The method can further include using optical diffusors in the illumination light beams for in-plane measurements, and moving the diffusors by translations and/or rotations to obtain changes in speckle patterns in the illumination light beams.
The method can further include using an optical diffusor in the object illumination path for the out-of-plane measurement, and moving the diffusor by translations and/or rotations to obtain changes in speckle pattern in the illumination light beam.
The method can further include using a polarizing beam splitter and a retarder plate or quarter plate in the illumination path for the out-of-plane measurement for avoiding that reflections from the objective lens reach the detector array.
The method can further include using a full field detector array for detection of signals in the interferometer.
The method can further include performing multiple recordings, where each recording is performed with different levels of intensity in illumination light beams and in detector array images.
The method can further include using an algorithm where signals used for different points or areas of an imaged area are selected from different recordings with different levels of intensity, as described above, for obtaining good or acceptable signals from all points, or most of the points, on the object surface.
The method can further include performing measurement of vibrations in three, alternatively two, separate directions using the same modulator signal as temporal reference for the three- or two-dimensional measurements.

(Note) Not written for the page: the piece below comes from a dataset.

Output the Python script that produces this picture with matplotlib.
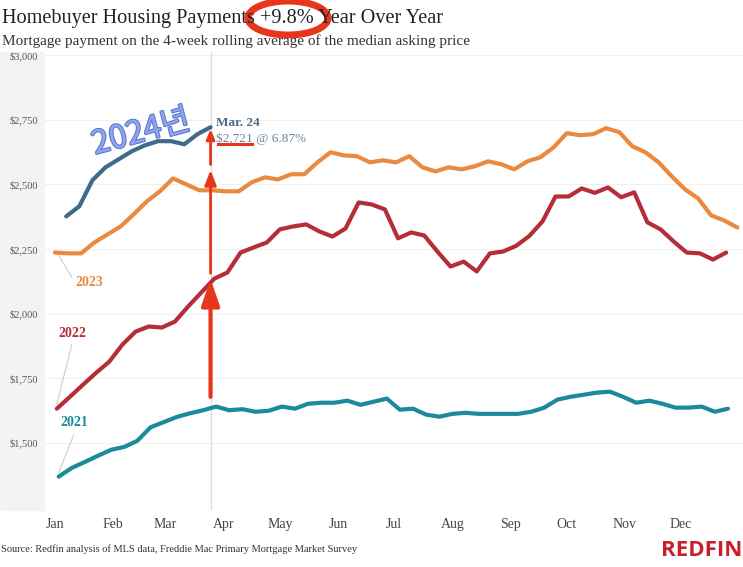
import numpy as np
import matplotlib
matplotlib.use("Agg")
import matplotlib.pyplot as plt
import matplotlib.patheffects as pe
from matplotlib.patches import Ellipse, Rectangle

# weekly payments, $ per month
pay2024 = [2376, 2415, 2516, 2566, 2597, 2628, 2651, 2667, 2667, 2655, 2694, 2721]
pay2023 = [2236, 2233, 2233, 2275, 2306, 2337, 2384, 2434, 2473, 2523, 2500, 2477,
           2477, 2473, 2473, 2508, 2527, 2519, 2539, 2539, 2585, 2624, 2612, 2609,
           2585, 2593, 2585, 2609, 2566, 2550, 2566, 2558, 2570, 2589, 2578, 2558,
           2589, 2605, 2643, 2698, 2690, 2694, 2717, 2702, 2647, 2624, 2585, 2531,
           2481, 2446, 2380, 2360, 2333]
pay2022 = [1632, 1678, 1725, 1771, 1814, 1880, 1930, 1950, 1946, 1969, 2027, 2081,
           2135, 2159, 2236, 2256, 2275, 2326, 2337, 2345, 2318, 2298, 2329, 2430,
           2422, 2403, 2291, 2314, 2302, 2240, 2182, 2201, 2163, 2233, 2240, 2262,
           2300, 2356, 2453, 2453, 2484, 2467, 2488, 2450, 2469, 2353, 2326, 2279,
           2236, 2233, 2209, 2236]
pay2021 = [1369, 1403, 1426, 1450, 1473, 1484, 1508, 1560, 1580, 1600, 1614, 1626,
           1640, 1626, 1630, 1620, 1624, 1640, 1632, 1651, 1655, 1655, 1663, 1647,
           1659, 1671, 1628, 1632, 1609, 1601, 1612, 1616, 1612, 1612, 1612, 1612,
           1620, 1636, 1667, 1678, 1686, 1694, 1698, 1678, 1655, 1663, 1651, 1636,
           1636, 1640, 1620, 1632]
# day of year of first weekly point
first_day = {"2024": 6, "2023": 0, "2022": 1, "2021": 2}
months = ["Jan", "Feb", "Mar", "Apr", "May", "Jun", "Jul", "Aug", "Sep", "Oct", "Nov", "Dec"]
month_days = [0, 31, 59, 90, 120, 151, 181, 212, 243, 273, 304, 334]
yticks = [1500, 1750, 2000, 2250, 2500, 2750, 3000]

def days(key, vals):
    return first_day[key] + 7 * np.arange(len(vals))

serif = "Liberation Serif"
fig = plt.figure(figsize=(7.43, 5.67), dpi=100)
W, H = 743, 567
ax = fig.add_axes([45 / W, 1 - 510 / H, 698 / W, 458 / H])

# gray band behind the y labels
fig.patches.append(Rectangle((0, 1 - 510 / H), 45 / W, 458 / H, transform=fig.transFigure,
                             color="#f3f3f3", zorder=-5))

ax.set_xlim(-5.3, 367)
ax.set_ylim(1240, 3012)
for s in ax.spines.values():
    s.set_visible(False)
ax.set_yticks(yticks)
ax.set_yticklabels(["${:,}".format(v) for v in yticks], fontsize=7.5, family=serif, color="#555555")
ax.tick_params(axis="y", length=0, pad=5)
ax.set_xticks(month_days)
ax.set_xticklabels(months, fontsize=10, family=serif, color="#444444")
ax.tick_params(axis="x", length=0, pad=6)
ax.grid(axis="y", color="#f0f0f0", linewidth=0.8)
ax.set_axisbelow(True)

ax.axvline(83, color="#dddddd", linewidth=1, zorder=1)

ax.plot(days("2021", pay2021), pay2021, color="#1d8a9c", linewidth=3, solid_capstyle="round")
ax.plot(days("2022", pay2022), pay2022, color="#b52d39", linewidth=3, solid_capstyle="round")
ax.plot(days("2023", pay2023), pay2023, color="#e98a40", linewidth=3, solid_capstyle="round")
ax.plot(days("2024", pay2024), pay2024, color="#3f6b8a", linewidth=3, solid_capstyle="round")

# series labels with thin leaders
ax.text(11, 2105, "2023", color="#e98a40", fontsize=10, weight="bold", family=serif)
ax.plot([2, 9], [2225, 2140], color="#cccccc", linewidth=0.8)
ax.text(2, 1910, "2022", color="#b52d39", fontsize=10, weight="bold", family=serif)
ax.plot([1, 9], [1650, 1880], color="#cccccc", linewidth=0.8)
ax.text(3, 1565, "2021", color="#1d8a9c", fontsize=10, weight="bold", family=serif)
ax.plot([2, 10], [1385, 1530], color="#cccccc", linewidth=0.8)

ax.text(86, 2727, "Mar. 24", color="#4b6a85", fontsize=9.5, weight="bold", family=serif)
ax.text(86, 2665, "$2,721 @ 6.87%", color="#6d8499", fontsize=9.5, family=serif)

# red hand-drawn marks
red = "#e8361d"
ax.plot([87, 105], [2655, 2655], color=red, linewidth=2.2)
ax.annotate("", xy=(83, 2145), xytext=(83, 1667),
            arrowprops=dict(arrowstyle="-|>,head_length=1.6,head_width=0.55", color=red, lw=3))
ax.annotate("", xy=(83, 2566), xytext=(83, 2145),
            arrowprops=dict(arrowstyle="-|>,head_length=0.9,head_width=0.35", color=red, lw=2))
ax.annotate("", xy=(83, 2725), xytext=(83, 2566),
            arrowprops=dict(arrowstyle="-|>,head_length=0.6,head_width=0.25", color=red, lw=2))

t = ax.text(46, 2700, "2024년", color="#8fa6e8", fontsize=23, rotation=15,
            family=["Noto Sans CJK KR", "DejaVu Sans"], ha="center", va="center")
t.set_path_effects([pe.withStroke(linewidth=1.5, foreground="#5b76d2")])

# titles
fig.text(2 / W, 1 - 19 / H, "Homebuyer Housing Payments +9.8% Year Over Year", fontsize=14.6,
         family=serif, color="#222222", va="center")
fig.text(2 / W, 1 - 41 / H, "Mortgage payment on the 4-week rolling average of the median asking price",
         fontsize=11, family=serif, color="#333333", va="center")
fig.patches.append(Ellipse((288 / W, 1 - 18 / H), 80 / W, 34 / H, transform=fig.transFigure,
                           fill=False, edgecolor=red, linewidth=5))
fig.text(1 / W, 1 - 549 / H, "Source: Redfin analysis of MLS data, Freddie Mac Primary Mortgage Market Survey",
         fontsize=7.5, family=serif, color="#333333", va="center")
fig.text(742 / W, 1 - 551 / H, "REDFIN", fontsize=16, weight="bold", family="Open Sans",
         color="#c8202a", ha="right", va="center")

fig.savefig("out.png", dpi=100, facecolor="white")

The method can further include using a steady state object excitation with constant amplitude and frequency for the object during the recording in three or two directions.
The method can further include combining the three or two dimensional measurements to achieve a full three or two dimensional displacement vector for all points on the imaged surface for object frequency and amplitude used in the three or two dimensional measurements.
The method can further include plotting a full three- or two-dimensional animation of the object surface displacement.